A person with behavioural variant frontotemporal dementia may appear uncharacteristically selfish and unfeeling. They may behave rudely, or may seem more easily distracted. Other early symptoms may include loss of inhibition, ritualised behaviour (eg tapping or repeatedly walking the same route) or compulsions and a liking for sweet foods. It is much more likely for those around the person to be aware of these changes than the person is themselves.

In a small number of people with frontotemporal dementia, the first symptoms are problems with recalling the names of objects and understanding words (semantic dementia) or with producing fluent speech (progressive non-fluent aphasia).

As frontotemporal dementia progresses, differences between these types lessen: people with the behavioural variant develop language problems and those with language problems develop behaviour changes.

Each person’s experience of frontotemporal dementia will be different, but on average people live for six to eight years after symptoms begin. In April we will reach milestone (year) 7.

Although we have seen many of the “typical” changes, it should be noted that my favorite man is not “the norm”. For example, he built a deck this summer and a “He Shed” addition to the back of the garage this fall. He still reads, follows politics, watches movie series, and follows the plot so long as it doesn’t become too complicated. He watches Youtube videos when he needs reminders about how to fix things that are broken or to build things that need building.

This Christmas Eve was the first service that my favorite man didn’t attend in 32 years of marriage. While I struggled to swallow, I forced myself to praise God for the blessings. Although anxiety keeps him from large gatherings, he still bakes, decorates, wraps gifts, keeps the fire going, and the house clean. Best of all, he still knows the kids and I.

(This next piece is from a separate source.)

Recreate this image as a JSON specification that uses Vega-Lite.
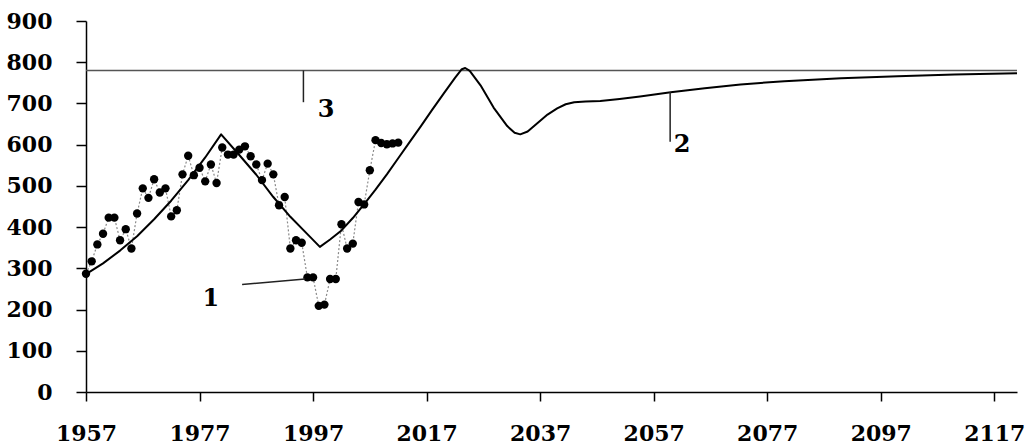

This year for my birthday, my favorite man bought himself a fish tank and yesterday we traveled over an hour away for neon fish to fill the gigantic tank. $200 later, he became the happy Papa of 12 new fish, and a “fish playground”. Placing his chair next to the tank, he has enjoyed chatting with his new colored friends. Last night, he even snuck into the livingroom to turn the lights on to insure that they weren’t scared. He just melts my heart.

He has spent the day cooking chicken with his new air fryer, 2 at a time and the Christmas tree has come down. Secretly, I think he’s anxious for me to return to school on Thursday so that he can get back to normal. Hopefully he will return to his nap schedule and back to baseline. But if he doesn’t, it’s okay. We will recalculate and love him through it, just like we always do.

So today, I’m simply sitting. I’m thinking about how my husband is the best thing that ever happened to me. I’ve been so blessed to have been a part of his life for 38 years.

So for 2020, I pray that he continue to beat the odds and that the Lord continues to lead us by the hand one day at a time. May you too, be blessed by God and have a new year that is mostly okay.